Ainsi, le charisme m’a appris à être une femme de dialogue et une femme de la Parole. Je l’exprime dans mon ministère, mais aussi dans ma vie personnelle et dans ma prière. Ma prière, et notre prière, est biblique, fondée non seulement sur les textes du Nouveau Testament, mais sur les textes de la Bible entière. J’aime le Premier (ou l’Ancien) Testament ; ses histoires, sa poésie, ses personnages et son sens de Dieu m’enthousiasment et me font réfléchir au mystère et à l’intimité des voies de Dieu avec son peuple, Israël, et avec tous les peuples, ainsi qu’aux merveilles de la Création. Lorsque je lis le Nouveau Testament, je vois à quel point il est juif et il me montre la profondeur du désir de Dieu d’être en relation avec tous ceux qui sont faits à son image et à sa ressemblance. J’entends alors un Juif du premier siècle enseigner, et je le vois attirer ceux qui l’entourent, en particulier les pauvres et les oubliés. Je sais que ce qu’il entendait par « Écritures » est ce que j’appelle l’Ancien Testament et je le prie avec lui.

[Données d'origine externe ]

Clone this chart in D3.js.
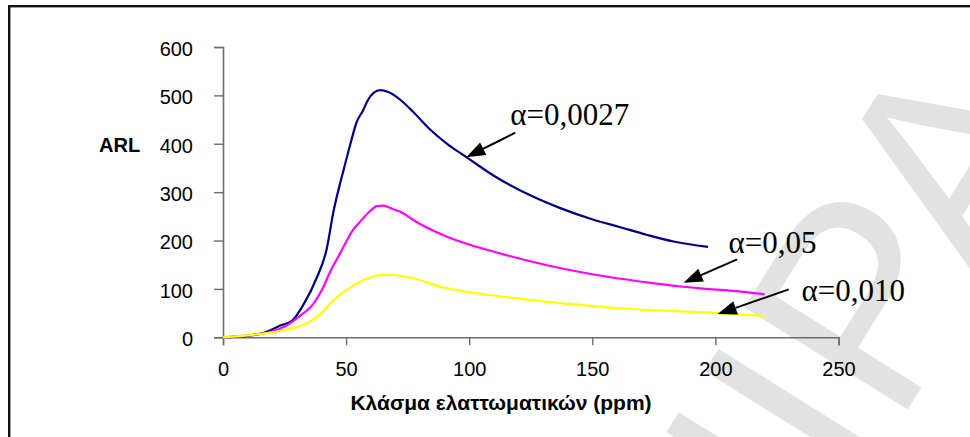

Il existe une myriade de façons de faire connaître Dieu sur notre minuscule planète

Nous, sœurs de Notre Dame de Sion, comme notre nom l’indique, avons un amour particulier pour Jérusalem. J’ai eu le privilège d’y travailler six mois par an pendant sept ans, et je m’y sens comme chez moi. J’y ai été témoin des relations interreligieuses les plus engageantes et parfois les plus destructrices. Je prie chaque jour pour que le dialogue qui s’y déroule se développe et s’épanouisse.

Je sens que ma vie est riche grâce au charisme. Cela signifie-t-il que j’ai une vie parfaite ? Non, je connais aussi des limites et des déceptions, comme tout le monde. Cependant, je suis reconnaissante pour la vision et le charisme de la Congrégation qui nourrissent ma vie et lui donnent un sens. Le sens exige l’action et la prière. Je suis vraiment bénie d’être appelée, chaque jour, à être une femme de la Parole et une femme de dialogue.